§ What this task involves
List all lines in the material below that contain "Write".
════════
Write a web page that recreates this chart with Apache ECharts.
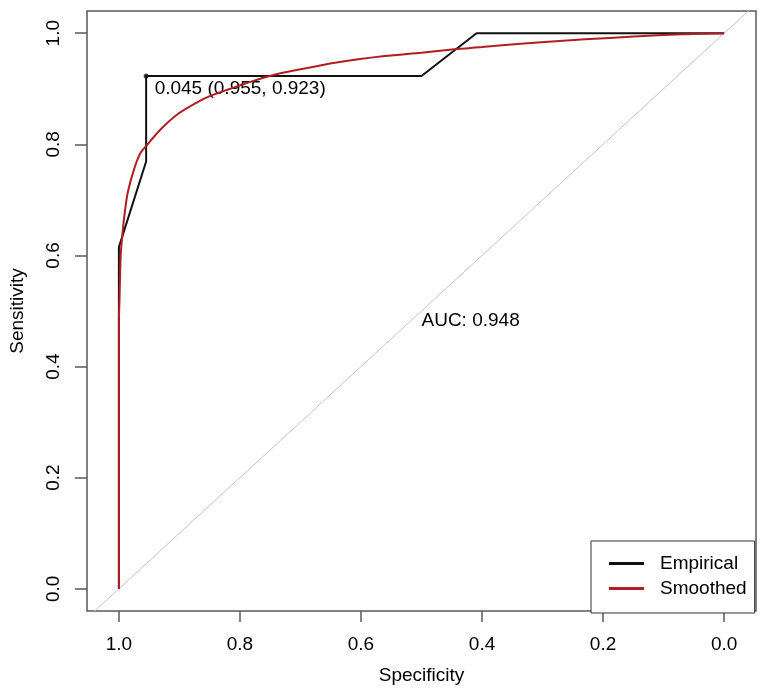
<!DOCTYPE html>
<html>
<head>
<meta charset="utf-8">
<script src="https://cdn.jsdelivr.net/npm/echarts@6/dist/echarts.min.js"></script>
<style>
  html, body { margin: 0; padding: 0; background: #fff; }
  #main { width: 765px; height: 698px; }
</style>
</head>
<body>
<div id="main"></div>
<script>
var chartDom = document.getElementById('main');
var myChart = echarts.init(chartDom);
var option;

// Tick positions shared by both axes
const axisTicks = [0, 0.2, 0.4, 0.6, 0.8, 1.0];

// Empirical ROC curve (specificity, sensitivity)
const empiricalSpec = [1.0, 1.0, 0.955, 0.955, 0.5, 0.409, 0.0];
const empiricalSens = [0.0, 0.615, 0.769, 0.923, 0.923, 1.0, 1.0];

// Smoothed ROC curve
const smoothSpec = [1.0, 1.0, 0.999, 0.997, 0.994, 0.990, 0.985, 0.975, 0.965, 0.955,
  0.930, 0.902, 0.870, 0.847, 0.808, 0.792, 0.748, 0.700, 0.643, 0.561,
  0.500, 0.446, 0.400, 0.314, 0.230, 0.149, 0.070, 0.0];
const smoothSens = [0.0, 0.480, 0.520, 0.600, 0.640, 0.680, 0.715, 0.755, 0.783, 0.797,
  0.828, 0.855, 0.876, 0.888, 0.903, 0.909, 0.924, 0.935, 0.947, 0.959,
  0.965, 0.971, 0.975, 0.983, 0.989, 0.994, 0.998, 1.0];

// Chance diagonal
const chanceSpec = [1.2, -0.2];
const chanceSens = [-0.2, 1.2];

// Best threshold and AUC
const bestThreshold = 0.045;
const bestSpec = 0.955;
const bestSens = 0.923;
const aucValue = 0.948;
const aucPos = [0.5, 0.5];

const font = "'Liberation Sans', Arial, sans-serif";
const fontSize = 19;
const red = '#b21d24';

function pairs(xs, ys) {
  return xs.map(function (x, i) { return [x, ys[i]]; });
}

option = {
  animation: false,
  backgroundColor: '#fff',
  textStyle: { fontFamily: font, color: '#000' },
  grid: {
    left: 85, right: 9, top: 11, bottom: 87,
    show: true,
    borderColor: '#5a5a5a',
    borderWidth: 1.5,
    backgroundColor: 'transparent'
  },
  legend: {
    left: 591,
    top: 541,
    orient: 'vertical',
    data: ['Empirical', 'Smoothed'],
    icon: 'rect',
    itemWidth: 35,
    itemHeight: 3,
    itemGap: 6,
    padding: [13, 8, 15, 18],
    borderColor: '#333',
    borderWidth: 1,
    backgroundColor: '#fff',
    textStyle: { fontFamily: font, fontSize: fontSize, color: '#000', padding: [0, 0, 0, 11], lineHeight: 18 }
  },
  xAxis: {
    type: 'value',
    inverse: true,
    min: -0.0527,
    max: 1.0527,
    name: 'Specificity',
    nameLocation: 'middle',
    nameGap: 55,
    nameTextStyle: { fontFamily: font, fontSize: fontSize, color: '#000' },
    axisLine: { show: false, onZero: false },
    splitLine: { show: false },
    axisTick: { show: true, inside: false, length: 11, customValues: axisTicks, lineStyle: { color: '#5a5a5a', width: 1.5 } },
    axisLabel: {
      customValues: axisTicks,
      margin: 24,
      fontFamily: font, fontSize: fontSize, color: '#000',
      formatter: function (v) { return v.toFixed(1); }
    }
  },
  yAxis: {
    type: 'value',
    min: -0.04,
    max: 1.04,
    name: 'Sensitivity',
    nameLocation: 'middle',
    nameGap: 60,
    nameTextStyle: { fontFamily: font, fontSize: fontSize, color: '#000' },
    axisLine: { show: false, onZero: false },
    splitLine: { show: false },
    axisTick: { show: true, inside: false, length: 12, customValues: axisTicks, lineStyle: { color: '#5a5a5a', width: 1.5 } },
    axisLabel: {
      customValues: axisTicks,
      rotate: 90,
      margin: 24,
      fontFamily: font, fontSize: fontSize, color: '#000',
      formatter: function (v) { return v.toFixed(1); }
    }
  },
  series: [
    {
      name: 'chance',
      type: 'line',
      data: pairs(chanceSpec, chanceSens),
      showSymbol: false,
      symbol: 'none',
      clip: true,
      silent: true,
      lineStyle: { color: '#c4c4c4', width: 1 }
    },
    {
      name: 'Empirical',
      type: 'line',
      data: pairs(empiricalSpec, empiricalSens),
      symbol: 'none',
      itemStyle: { color: '#111' },
      lineStyle: { color: '#111', width: 2 }
    },
    {
      name: 'Smoothed',
      type: 'line',
      data: pairs(smoothSpec, smoothSens),
      symbol: 'none',
      smooth: 0.3,
      itemStyle: { color: red },
      lineStyle: { color: red, width: 2 }
    },
    {
      name: 'best',
      type: 'scatter',
      data: [[bestSpec, bestSens]],
      symbolSize: 5,
      itemStyle: { color: '#111' },
      silent: true,
      label: {
        show: true,
        position: 'right',
        distance: 6,
        offset: [0, 13],
        textBorderWidth: 0,
        opacity: 1,
        fontFamily: font, fontSize: fontSize, color: '#000',
        formatter: function () {
          return bestThreshold.toFixed(3) + ' (' + bestSpec.toFixed(3) + ', ' + bestSens.toFixed(3) + ')';
        }
      }
    },
    {
      name: 'auc',
      type: 'scatter',
      data: [aucPos],
      symbolSize: 0,
      silent: true,
      label: {
        show: true,
        position: [0, 0],
        align: 'left',
        verticalAlign: 'top',
        textBorderWidth: 0,
        opacity: 1,
        fontFamily: font, fontSize: fontSize, color: '#000',
        formatter: function () { return 'AUC: ' + aucValue.toFixed(3); }
      }
    }
  ]
};

option && myChart.setOption(option);
</script>
</body>
</html>
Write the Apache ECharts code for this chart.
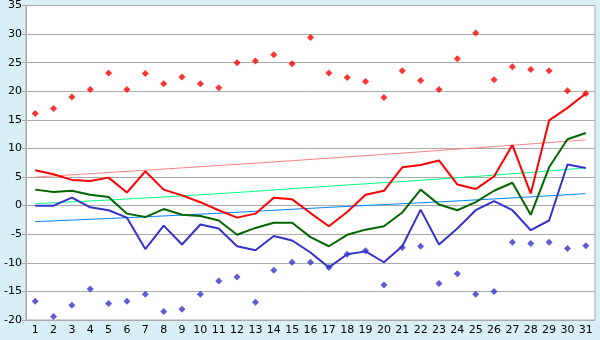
<!DOCTYPE html>
<html>
<head>
<meta charset="utf-8">
<style>
  html, body { margin: 0; padding: 0; background: #d9eff6; }
  #main1 { width: 600px; height: 340px; }
</style>
<script src="https://cdn.jsdelivr.net/npm/echarts@6/dist/echarts.min.js"></script>
</head>
<body>
<div id="main1"></div>
<script>
// 日期 1..31
var days = [];
for (var d = 1; d <= 31; d++) days.push(String(d));

// 折线
var redLine = [6.2, 5.5, 4.5, 4.3, 4.9, 2.3, 6.0, 2.8, 1.8, 0.6, -0.8, -2.1, -1.4, 1.4, 1.1, -1.3,
    -3.6, -1.1, 1.9, 2.6, 6.7, 7.1, 7.9, 3.7, 2.9, 5.1, 10.6, 2.1, 14.9, 17.1, 19.6];
var greenLine = [2.8, 2.4, 2.6, 1.9, 1.5, -1.4, -2.0, -0.6, -1.6, -1.8, -2.6, -5.1, -3.9, -3.0, -3.0, -5.5,
    -7.1, -5.1, -4.2, -3.6, -1.2, 2.8, 0.2, -0.8, 0.6, 2.6, 4.0, -1.6, 6.7, 11.6, 12.7];
var blueLine = [0.0, 0.0, 1.4, -0.3, -0.8, -2.1, -7.6, -3.5, -6.8, -3.3, -4.0, -7.1, -7.8, -5.3, -6.1, -8.2,
    -10.8, -8.5, -8.0, -9.9, -7.1, -0.7, -6.8, -4.0, -0.8, 0.8, -0.8, -4.3, -2.6, 7.2, 6.6];

// 散点
var redDots = [16.1, 17.0, 19.0, 20.3, 23.2, 20.3, 23.1, 21.3, 22.5, 21.3, 20.6, 25.0, 25.3, 26.4, 24.8, 29.4,
    23.2, 22.4, 21.7, 18.9, 23.6, 21.9, 20.3, 25.7, 30.2, 22.0, 24.3, 23.8, 23.6, 20.1, 19.6];
var blueDots = [-16.7, -19.4, -17.4, -14.6, -17.1, -16.7, -15.5, -18.5, -18.1, -15.5, -13.2, -12.5, -16.9, -11.3, -9.9, -9.9,
    -10.8, -8.5, -7.9, -13.9, -7.3, -7.1, -13.6, -11.9, -15.5, -15.0, -6.4, -6.6, -6.4, -7.5, -7.0];

// 趋势线（读取的几个点）
var trendDays = ['1', '9', '17', '25', '31'];
var trendRed = [5.0, 6.6, 8.3, 10.1, 11.5];
var trendGreen = [0.35, 1.7, 3.4, 5.1, 6.6];
var trendBlue = [-2.8, -1.65, -0.3, 1.0, 2.1];

var yTicks = [-20, 35, 5];

function pairs(vals) {
    return trendDays.map(function (d, i) { return [d, vals[i]]; });
}

var myChart = echarts.init(document.getElementById('main1'));

var axisFont = {color: '#000', fontFamily: 'DejaVu Sans', fontSize: 11};

var option = {
    animation: false,
    backgroundColor: '#d9eff6',
    grid: {
        left: 26, right: 5, top: 5, bottom: 20,
        show: true,
        backgroundColor: '#ffffff',
        borderColor: '#aaaaaa',
        borderWidth: 1
    },
    xAxis: {
        type: 'category',
        data: days,
        boundaryGap: true,
        axisLine: {lineStyle: {color: '#aaaaaa'}},
        axisTick: {alignWithLabel: true, length: 4, lineStyle: {color: '#aaaaaa'}},
        axisLabel: Object.assign({interval: 0, margin: 5}, axisFont),
        splitLine: {show: false}
    },
    yAxis: {
        type: 'value',
        min: yTicks[0],
        max: yTicks[1],
        interval: yTicks[2],
        axisLine: {show: true, lineStyle: {color: '#aaaaaa'}},
        axisTick: {show: true, length: 4, lineStyle: {color: '#aaaaaa'}},
        axisLabel: Object.assign({margin: 4}, axisFont),
        splitLine: {lineStyle: {color: '#aaaaaa', width: 1}}
    },
    series: [
        {type: 'line', data: pairs(trendRed), symbol: 'none', smooth: true, lineStyle: {color: '#ff8080', width: 1}},
        {type: 'line', data: pairs(trendGreen), symbol: 'none', smooth: true, lineStyle: {color: '#00ff80', width: 1}},
        {type: 'line', data: pairs(trendBlue), symbol: 'none', smooth: true, lineStyle: {color: '#0080ff', width: 1}},
        {type: 'line', data: redLine, symbol: 'none', lineStyle: {color: '#ff0000', width: 2}},
        {type: 'line', data: greenLine, symbol: 'none', lineStyle: {color: '#006600', width: 2}},
        {type: 'line', data: blueLine, symbol: 'none', lineStyle: {color: '#3333cc', width: 2}},
        {type: 'scatter', data: redDots, symbol: 'diamond', symbolSize: 7, itemStyle: {color: '#ff0000'}},
        {type: 'scatter', data: blueDots, symbol: 'diamond', symbolSize: 7, itemStyle: {color: '#3333cc'}}
    ]
};

myChart.setOption(option);
</script>
</body>
</html>
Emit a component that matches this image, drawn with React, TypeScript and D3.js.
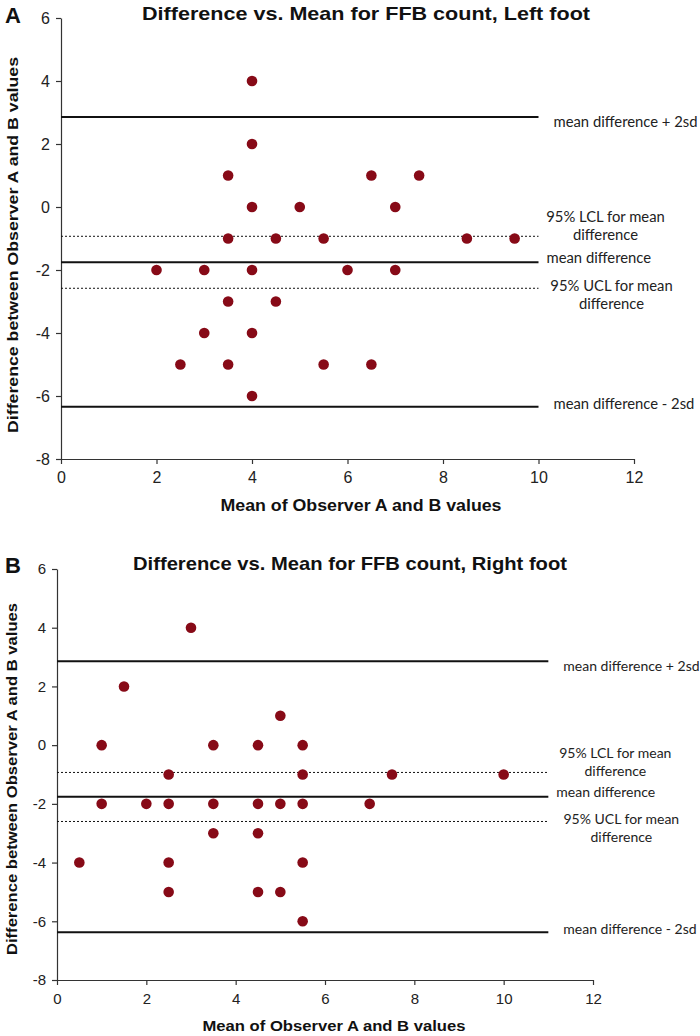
════════
§ Full solution
Write a web page that recreates this chart with Apache ECharts.
Write the Apache ECharts code for this chart.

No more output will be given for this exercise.